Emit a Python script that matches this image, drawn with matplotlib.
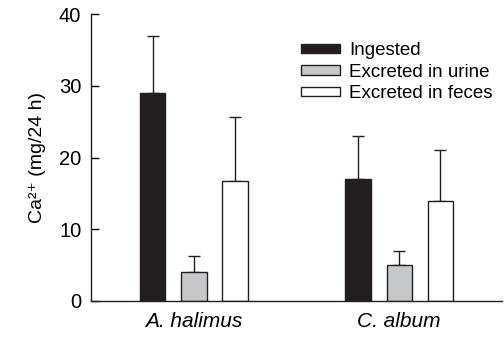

...

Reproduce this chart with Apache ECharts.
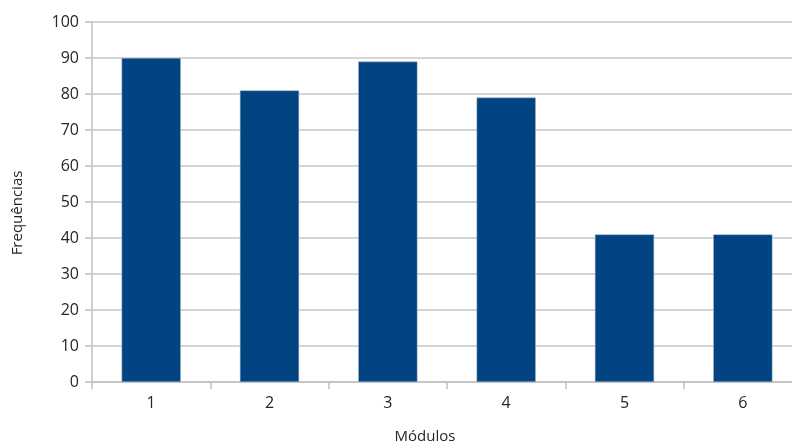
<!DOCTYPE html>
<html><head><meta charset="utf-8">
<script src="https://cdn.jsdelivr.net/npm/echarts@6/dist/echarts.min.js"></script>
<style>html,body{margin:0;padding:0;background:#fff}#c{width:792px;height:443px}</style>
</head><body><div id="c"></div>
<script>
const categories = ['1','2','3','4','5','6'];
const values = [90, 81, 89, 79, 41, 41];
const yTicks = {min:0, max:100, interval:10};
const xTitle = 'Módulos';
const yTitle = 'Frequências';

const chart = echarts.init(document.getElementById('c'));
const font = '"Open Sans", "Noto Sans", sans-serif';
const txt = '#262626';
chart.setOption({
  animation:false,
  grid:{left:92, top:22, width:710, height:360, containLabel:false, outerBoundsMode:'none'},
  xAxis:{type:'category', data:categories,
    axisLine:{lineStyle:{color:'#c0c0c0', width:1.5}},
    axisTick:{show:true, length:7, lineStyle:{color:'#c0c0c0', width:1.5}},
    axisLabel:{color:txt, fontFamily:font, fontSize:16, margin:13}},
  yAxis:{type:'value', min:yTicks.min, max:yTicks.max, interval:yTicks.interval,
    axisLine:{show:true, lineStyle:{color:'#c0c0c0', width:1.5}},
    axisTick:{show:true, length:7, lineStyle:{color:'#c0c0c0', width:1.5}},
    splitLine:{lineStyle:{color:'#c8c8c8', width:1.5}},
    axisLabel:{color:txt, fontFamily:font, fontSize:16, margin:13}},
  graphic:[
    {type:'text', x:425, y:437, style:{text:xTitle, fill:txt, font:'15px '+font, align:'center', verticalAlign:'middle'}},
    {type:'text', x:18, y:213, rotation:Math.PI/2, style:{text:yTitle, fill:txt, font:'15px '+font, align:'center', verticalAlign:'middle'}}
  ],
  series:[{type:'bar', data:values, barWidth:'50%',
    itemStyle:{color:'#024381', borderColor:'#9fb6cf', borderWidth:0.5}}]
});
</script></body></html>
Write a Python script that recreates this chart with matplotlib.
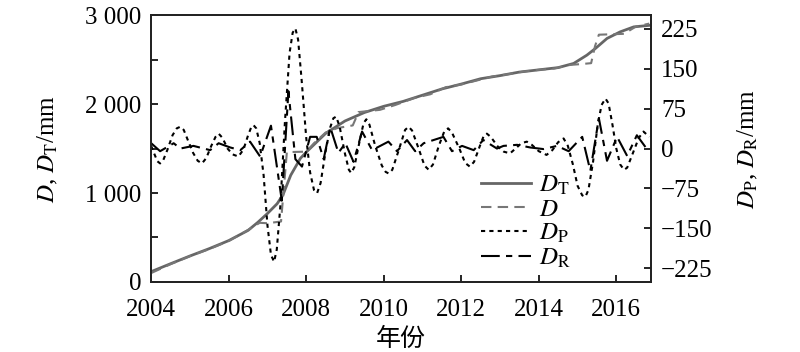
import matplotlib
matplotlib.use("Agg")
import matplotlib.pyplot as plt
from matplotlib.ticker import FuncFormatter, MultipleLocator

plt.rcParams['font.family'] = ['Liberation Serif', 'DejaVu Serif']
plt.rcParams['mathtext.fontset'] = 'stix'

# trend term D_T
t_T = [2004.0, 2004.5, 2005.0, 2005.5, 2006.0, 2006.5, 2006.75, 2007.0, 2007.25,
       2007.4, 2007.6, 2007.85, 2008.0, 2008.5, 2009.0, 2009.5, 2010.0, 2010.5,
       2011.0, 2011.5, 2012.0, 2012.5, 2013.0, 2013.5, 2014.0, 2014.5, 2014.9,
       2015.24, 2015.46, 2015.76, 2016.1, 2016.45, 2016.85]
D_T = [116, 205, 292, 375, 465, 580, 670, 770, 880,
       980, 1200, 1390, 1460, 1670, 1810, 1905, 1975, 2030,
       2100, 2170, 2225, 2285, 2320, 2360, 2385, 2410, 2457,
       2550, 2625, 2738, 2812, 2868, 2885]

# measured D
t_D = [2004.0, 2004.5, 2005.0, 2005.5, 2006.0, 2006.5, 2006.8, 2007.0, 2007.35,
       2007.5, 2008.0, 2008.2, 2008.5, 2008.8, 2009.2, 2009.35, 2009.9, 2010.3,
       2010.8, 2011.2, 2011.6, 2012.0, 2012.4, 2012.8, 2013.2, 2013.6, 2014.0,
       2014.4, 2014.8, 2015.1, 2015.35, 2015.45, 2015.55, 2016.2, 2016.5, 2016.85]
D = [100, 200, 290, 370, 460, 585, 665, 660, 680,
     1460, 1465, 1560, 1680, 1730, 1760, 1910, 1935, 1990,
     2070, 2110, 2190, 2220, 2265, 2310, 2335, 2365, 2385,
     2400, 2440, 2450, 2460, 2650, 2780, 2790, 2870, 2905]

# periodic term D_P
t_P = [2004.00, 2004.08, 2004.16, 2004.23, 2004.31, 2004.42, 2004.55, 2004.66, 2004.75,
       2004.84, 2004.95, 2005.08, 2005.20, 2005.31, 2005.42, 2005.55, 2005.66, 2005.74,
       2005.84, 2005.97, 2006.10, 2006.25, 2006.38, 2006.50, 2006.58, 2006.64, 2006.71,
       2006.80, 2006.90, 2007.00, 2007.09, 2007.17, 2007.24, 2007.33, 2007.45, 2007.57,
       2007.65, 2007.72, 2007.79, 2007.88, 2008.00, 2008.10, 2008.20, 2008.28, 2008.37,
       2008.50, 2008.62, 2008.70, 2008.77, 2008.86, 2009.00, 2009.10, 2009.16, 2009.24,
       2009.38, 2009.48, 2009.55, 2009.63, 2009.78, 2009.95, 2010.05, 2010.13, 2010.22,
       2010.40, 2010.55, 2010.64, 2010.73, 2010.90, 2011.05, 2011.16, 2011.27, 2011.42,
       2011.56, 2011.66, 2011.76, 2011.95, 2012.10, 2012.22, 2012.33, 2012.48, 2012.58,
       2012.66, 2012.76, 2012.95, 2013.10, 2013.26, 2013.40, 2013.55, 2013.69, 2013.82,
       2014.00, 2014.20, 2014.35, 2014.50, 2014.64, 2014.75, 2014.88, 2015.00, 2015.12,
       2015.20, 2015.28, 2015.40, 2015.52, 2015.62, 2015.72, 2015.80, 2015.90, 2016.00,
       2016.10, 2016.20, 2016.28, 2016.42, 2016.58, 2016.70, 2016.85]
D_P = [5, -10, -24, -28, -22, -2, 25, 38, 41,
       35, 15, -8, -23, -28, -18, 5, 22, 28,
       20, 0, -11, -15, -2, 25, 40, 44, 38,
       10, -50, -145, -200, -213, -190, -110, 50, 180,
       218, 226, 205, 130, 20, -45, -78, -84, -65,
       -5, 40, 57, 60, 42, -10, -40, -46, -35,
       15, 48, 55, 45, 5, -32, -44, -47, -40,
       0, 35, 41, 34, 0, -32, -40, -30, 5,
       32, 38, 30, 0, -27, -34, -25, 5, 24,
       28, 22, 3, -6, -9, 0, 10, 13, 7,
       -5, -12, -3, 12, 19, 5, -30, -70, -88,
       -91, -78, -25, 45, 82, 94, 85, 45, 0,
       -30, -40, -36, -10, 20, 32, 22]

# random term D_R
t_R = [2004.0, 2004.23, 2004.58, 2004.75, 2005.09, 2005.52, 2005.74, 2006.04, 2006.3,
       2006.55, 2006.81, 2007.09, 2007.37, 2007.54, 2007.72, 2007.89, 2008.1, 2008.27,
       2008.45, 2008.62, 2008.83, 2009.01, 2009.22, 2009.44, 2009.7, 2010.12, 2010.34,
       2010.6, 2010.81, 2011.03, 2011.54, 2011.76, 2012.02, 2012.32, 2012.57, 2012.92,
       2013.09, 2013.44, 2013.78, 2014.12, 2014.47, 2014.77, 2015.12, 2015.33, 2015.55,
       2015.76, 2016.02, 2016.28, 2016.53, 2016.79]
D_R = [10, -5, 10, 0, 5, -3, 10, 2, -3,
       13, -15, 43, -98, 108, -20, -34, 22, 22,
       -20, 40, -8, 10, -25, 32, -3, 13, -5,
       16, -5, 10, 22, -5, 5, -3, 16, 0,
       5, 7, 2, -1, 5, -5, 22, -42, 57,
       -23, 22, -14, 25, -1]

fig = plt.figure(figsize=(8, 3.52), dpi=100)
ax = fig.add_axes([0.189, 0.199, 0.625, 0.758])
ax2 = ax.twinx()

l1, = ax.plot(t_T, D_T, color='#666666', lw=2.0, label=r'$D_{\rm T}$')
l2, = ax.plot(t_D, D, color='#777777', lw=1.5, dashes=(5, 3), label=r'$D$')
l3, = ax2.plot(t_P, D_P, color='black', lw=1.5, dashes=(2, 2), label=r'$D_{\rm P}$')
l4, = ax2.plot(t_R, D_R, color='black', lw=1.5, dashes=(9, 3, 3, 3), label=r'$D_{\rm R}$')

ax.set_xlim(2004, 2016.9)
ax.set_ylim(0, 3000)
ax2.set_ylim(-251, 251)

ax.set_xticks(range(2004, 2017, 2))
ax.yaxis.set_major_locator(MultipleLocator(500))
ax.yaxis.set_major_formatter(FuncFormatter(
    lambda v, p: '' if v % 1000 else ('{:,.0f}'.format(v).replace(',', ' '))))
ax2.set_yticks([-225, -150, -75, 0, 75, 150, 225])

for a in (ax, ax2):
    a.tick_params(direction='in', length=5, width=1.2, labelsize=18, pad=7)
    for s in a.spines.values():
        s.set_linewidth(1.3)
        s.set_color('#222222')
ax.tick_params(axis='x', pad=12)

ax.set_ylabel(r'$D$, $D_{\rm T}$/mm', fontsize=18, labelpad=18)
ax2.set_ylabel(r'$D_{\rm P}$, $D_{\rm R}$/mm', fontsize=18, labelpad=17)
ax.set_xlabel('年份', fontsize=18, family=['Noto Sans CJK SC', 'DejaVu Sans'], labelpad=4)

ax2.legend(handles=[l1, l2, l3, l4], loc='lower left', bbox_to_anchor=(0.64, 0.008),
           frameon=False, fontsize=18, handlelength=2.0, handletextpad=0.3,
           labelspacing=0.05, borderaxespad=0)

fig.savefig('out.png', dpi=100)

- **Task**
Reproduce the data above exactly, but only the lines from the one showing "Write a Python" through the one showing "2400, 2440, 2450, 2460, 2650, 2780, 2790, 2870, 2905]", with both ends kept and the pictures left out.

- **Exercise response**
Write a Python script that recreates this chart with matplotlib.
import matplotlib
matplotlib.use("Agg")
import matplotlib.pyplot as plt
from matplotlib.ticker import FuncFormatter, MultipleLocator

plt.rcParams['font.family'] = ['Liberation Serif', 'DejaVu Serif']
plt.rcParams['mathtext.fontset'] = 'stix'

# trend term D_T
t_T = [2004.0, 2004.5, 2005.0, 2005.5, 2006.0, 2006.5, 2006.75, 2007.0, 2007.25,
       2007.4, 2007.6, 2007.85, 2008.0, 2008.5, 2009.0, 2009.5, 2010.0, 2010.5,
       2011.0, 2011.5, 2012.0, 2012.5, 2013.0, 2013.5, 2014.0, 2014.5, 2014.9,
       2015.24, 2015.46, 2015.76, 2016.1, 2016.45, 2016.85]
D_T = [116, 205, 292, 375, 465, 580, 670, 770, 880,
       980, 1200, 1390, 1460, 1670, 1810, 1905, 1975, 2030,
       2100, 2170, 2225, 2285, 2320, 2360, 2385, 2410, 2457,
       2550, 2625, 2738, 2812, 2868, 2885]

# measured D
t_D = [2004.0, 2004.5, 2005.0, 2005.5, 2006.0, 2006.5, 2006.8, 2007.0, 2007.35,
       2007.5, 2008.0, 2008.2, 2008.5, 2008.8, 2009.2, 2009.35, 2009.9, 2010.3,
       2010.8, 2011.2, 2011.6, 2012.0, 2012.4, 2012.8, 2013.2, 2013.6, 2014.0,
       2014.4, 2014.8, 2015.1, 2015.35, 2015.45, 2015.55, 2016.2, 2016.5, 2016.85]
D = [100, 200, 290, 370, 460, 585, 665, 660, 680,
     1460, 1465, 1560, 1680, 1730, 1760, 1910, 1935, 1990,
     2070, 2110, 2190, 2220, 2265, 2310, 2335, 2365, 2385,
     2400, 2440, 2450, 2460, 2650, 2780, 2790, 2870, 2905]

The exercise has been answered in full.